The Iraqi Ministry of Education and the United Nations Educational, Scientific and Cultural Organization (UNESCO) initiated a joint programme last week designed to eradicate adult illiteracy in Iraq.
Under the programme, a UNESCO grant of $1.5 million will be equally distributed among 25 local civil society organisations. The funds will create 125 community centres throughout Iraq to provide basic education and life skills training to 7,000 Iraqi men and women.
The programme "will strengthen the ministry's efforts aimed at reducing rates of illiteracy in the country by half within the framework of a national development plan that continues until the end of 2015," said Adel Abdul Raheem, director general of general education for the ministry.
The 25 organisations slated to receive the UNESCO grant were selected from among 80 non-governmental organisations that were evaluated for several months, Raheem said.

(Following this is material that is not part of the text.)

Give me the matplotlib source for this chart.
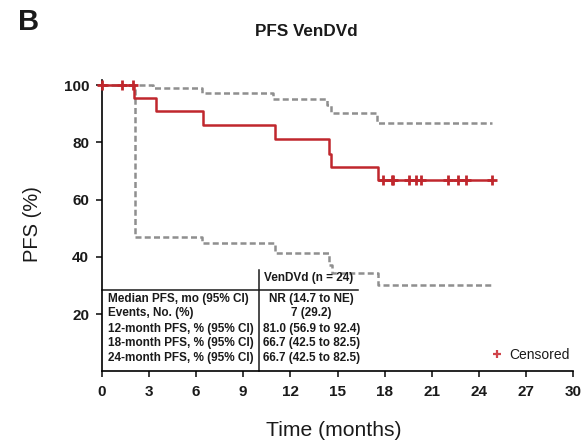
import matplotlib
matplotlib.use("Agg")
import matplotlib.pyplot as plt
from matplotlib.lines import Line2D

plt.rcParams['font.family'] = ['Liberation Sans', 'DejaVu Sans']

# ---- data ----
km_times = [0, 2.07, 3.44, 6.47, 11.03, 14.47, 14.58, 17.57, 24.86]
km_surv = [100, 95.5, 90.9, 86.2, 81.0, 75.9, 71.5, 66.7, 66.7]

upper_times = [0, 3.28, 6.4, 10.9, 14.35, 14.6, 17.5, 24.86]
upper_vals = [100, 99.1, 97.1, 95.0, 93.0, 90.1, 86.8, 86.8]

lower_times = [0, 2.12, 6.4, 11.0, 14.47, 14.68, 17.55, 24.86]
lower_vals = [100, 47.0, 44.7, 41.4, 37.1, 34.2, 30.0, 30.0]

censor_early_times = [0.0, 1.31, 2.01]
censor_late_times = [17.89, 18.46, 18.56, 19.56, 20.0, 20.33, 22.06, 22.66, 23.17, 24.86]

xticks = [0, 3, 6, 9, 12, 15, 18, 21, 24, 27, 30]
yticks = [20, 40, 60, 80, 100]

table_header = "VenDVd (n = 24)"
table_rows = ["Median PFS, mo (95% CI)", "Events, No. (%)",
              "12-month PFS, % (95% CI)", "18-month PFS, % (95% CI)",
              "24-month PFS, % (95% CI)"]
table_values = ["NR (14.7 to NE)", "7 (29.2)", "81.0 (56.9 to 92.4)",
                "66.7 (42.5 to 82.5)", "66.7 (42.5 to 82.5)"]

# ---- styles ----
RED = '#c0272d'
GREY = '#8f8f8f'
TXT = '#1a1a1a'

fig = plt.figure(figsize=(5.82, 4.41), dpi=100)
ax = fig.add_axes([101.7 / 582, 1 - 371.25 / 441, 471.6 / 582, 291.1 / 441])

ax.step(upper_times, upper_vals, where='post', color=GREY, lw=1.8,
        dashes=(2.4, 1.3), clip_on=False)
ax.step(lower_times, lower_vals, where='post', color=GREY, lw=1.8,
        dashes=(2.4, 1.3), clip_on=False)
ax.step(km_times, km_surv, where='post', color=RED, lw=1.8, clip_on=False)


def surv_at(t):
    v = km_surv[0]
    for tt, s in zip(km_times, km_surv):
        if tt <= t:
            v = s
    return v


ctimes = censor_early_times + censor_late_times
ax.plot(ctimes, [100 if t in censor_early_times else surv_at(t) for t in ctimes],
        ls='', marker='+', ms=7.5, mew=2.0, color=RED, clip_on=False, zorder=5)

ax.set_xlim(0, 30)
ax.set_ylim(0, 101.7)
ax.set_xticks(xticks)
ax.set_yticks(yticks)
ax.spines['top'].set_visible(False)
ax.spines['right'].set_visible(False)
for s in ['left', 'bottom']:
    ax.spines[s].set_linewidth(1.2)
ax.tick_params(axis='both', direction='out', length=4.5, width=1.2,
               labelsize=11, colors=TXT)
ax.tick_params(axis='x', pad=5.5)
ax.tick_params(axis='y', pad=4.5)
for lab in ax.get_xticklabels() + ax.get_yticklabels():
    lab.set_fontweight('bold')

ax.set_xlabel('Time (months)', fontsize=15.2, va='center', color=TXT)
ax.xaxis.set_label_coords(334 / 582, 1 - 430 / 441, transform=fig.transFigure)
ax.set_ylabel('PFS (%)', fontsize=14.5, va='center', color=TXT)
ax.yaxis.set_label_coords(32 / 582, 1 - 224 / 441, transform=fig.transFigure)

fig.text(306 / 582, 1 - 32 / 441, 'PFS VenDVd', ha='center', va='center',
         fontsize=12.3, fontweight='bold', color=TXT)
fig.text(18 / 582, 1 - 22 / 441, 'B', ha='left', va='center',
         fontsize=21, fontweight='bold', color=TXT)

# ---- table ----
TFS = 8.5
row_y = [25.4, 20.2, 14.9, 9.7, 4.5]
ax.plot([0, 16.3], [28.4, 28.4], color=TXT, lw=1.1, clip_on=False)
ax.plot([10.0, 10.0], [0, 35.5], color=TXT, lw=1.1, clip_on=False)
ax.text(10.3, 32.5, table_header, fontsize=TFS, va='center', ha='left',
        fontweight='bold', color=TXT)
for i, (lab, val) in enumerate(zip(table_rows, table_values)):
    ax.text(0.42, row_y[i], lab, fontsize=TFS, va='center', ha='left',
            fontweight='bold', color=TXT)
    if i < 2:
        ax.text(13.35, row_y[i], val, fontsize=TFS, va='center', ha='center',
                fontweight='bold', color=TXT)
    else:
        ax.text(10.25, row_y[i], val, fontsize=TFS, va='center', ha='left',
                fontweight='bold', color=TXT)

# ---- legend ----
h = Line2D([], [], ls='', marker='+', ms=6, mew=1.6, color='#d0444a')
leg = ax.legend(handles=[h], labels=['Censored'], frameon=False, loc='center left',
                bbox_to_anchor=(0.8085, 0.0558), borderpad=0, handlelength=1.0,
                handletextpad=0.36, fontsize=10)
for t in leg.get_texts():
    t.set_color(TXT)

fig.savefig('out.png', dpi=100)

UNESCO will follow up on the selected organisations to ensure they are "setting up the community centres, equipping them with the necessary supplies and requirements to teach reading and writing to those who are illiterate, and training them in life skills and professions," he told Mawtani.
Raheem said the ministry has opened 1,000 literacy centres throughout Iraq since late 2010, benefiting about 100,000 people.
The United Nations Children's Fund (UNICEF) estimated that Iraq's adult illiteracy rate was 22% between 2005 and 2010. Women, particularly those in rural areas, represent the largest amount.
"Iraq needs five to 10 years in order to be able to wipe out illiteracy completely," Raheem said.
Waleed Hussein, spokesperson for the Ministry of Education, told Mawtani that the new literacy programme "was the result of a series of consultations and bilateral talks the ministry held with the UNESCO office in Iraq with participation from representatives of local civil organisations."
"The programme's goal for this year is the eradication of illiteracy among 7,000 Iraqis between the ages of 15 and 55 of both sexes, as well as re-qualifying their skills," he added.
Hussein said the ministry intends to launch a large-scale literacy campaign before the end of June, adding that 28 billion Iraqi dinars ($24 million) from this year's budget will be allocated to fund the campaign.
"The UNESCO programme comes as part of the partnership and joint strategic co-operation between Iraq and the United Nations to promote education among Iraqis," Adel Shershab, chairman of the parliamentary committee on education, told Mawtani.
Shershab underscored "Iraq's need for consultations and technical expertise provided by [UNESCO] in this field."